Open meshy opened 10 years ago
It seems a bit silly that only pure Python packages can be green, when most of the value of wheels is in compiled binaries that can't ever have universal wheels.
Don't forget that PyPI explicitly forbids upload of binary wheels for anything but Windows (this will hopefully be relaxed for OS X soon, but will probably never be allowed for Linux).
So I would suggest that for packages with binaries, a wheel for Windows Python 2.7 and 3.3 should be sufficient for green (though you could be aggressive and require that people support 3.2, etc).
For instance, I have wheels for pyzmq for 32b and 64b Windows Python 2.7 and 3.3 (4 wheels on PyPI), plus universal wheels for OS X 2.7 and 3.3 (on GitHub, because they are forbidden from PyPI).

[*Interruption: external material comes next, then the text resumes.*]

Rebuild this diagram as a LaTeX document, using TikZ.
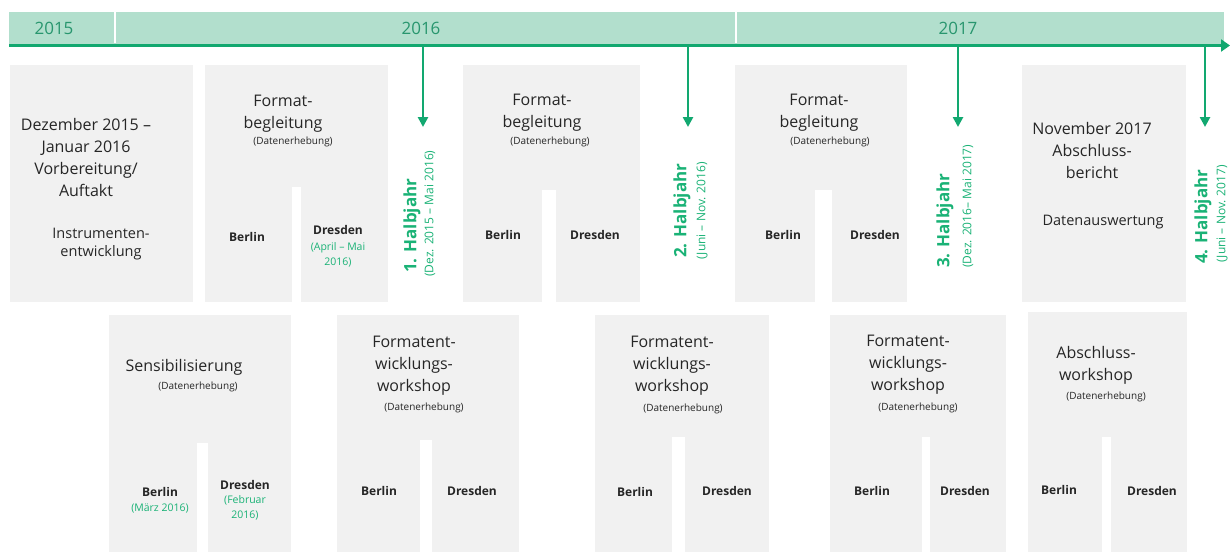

this will hopefully be relaxed for OS X soon, but will probably never be allowed for Linux
Just curious - why never? Why isn't the variability of OS X builds also problematic, with framework vs. non-framework, gcc vs. clang, MacPorts vs. Homebrew etc. ?
Just curious - why never?
Linux has sensible package managers, and it has generally been the opinion of core Python folks that binary distributions on Linux should be done through apt, yum, etc., rather than bdists on PyPI. The same cannot be said for OS X or Windows.
Why isn't the variability of OS X builds also problematic, with framework vs. non-framework, gcc vs. clang, MacPorts vs. Homebrew etc.?
A similar question: Why isn't the variability on Windows a problem, with differing VC versions, msvc vs mingw, Anaconda vs Python(x,y) vs Canopy etc.?
Two answers to this:
Orange is now gone (or will be as soon as I re-deploy). Going forward I plan to indicate exactly what architectures and platforms have been made available as a wheel binary. It seems to me that this presents the most data to the visitor without discriminating against packages that have no choice about offering universal wheels.
Now that wheel uploads are allowed for Windows, Mac and Linux, it might be nice to revisit this...
Would you be willing to entertain a pull request that adds OS indicators for what operating systems have Wheel packages available for them?
This should be fairly easy to detect based on the platform tag.
Go for it. I think the hard bit isn't the code - it's getting the UI right.
Anything with C extensions can never go green, because they'll never be able to add a generic wheel. We could define an acceptable combination of OS/Architecture wheels that show that a package is as best distributed as possible given the limitations.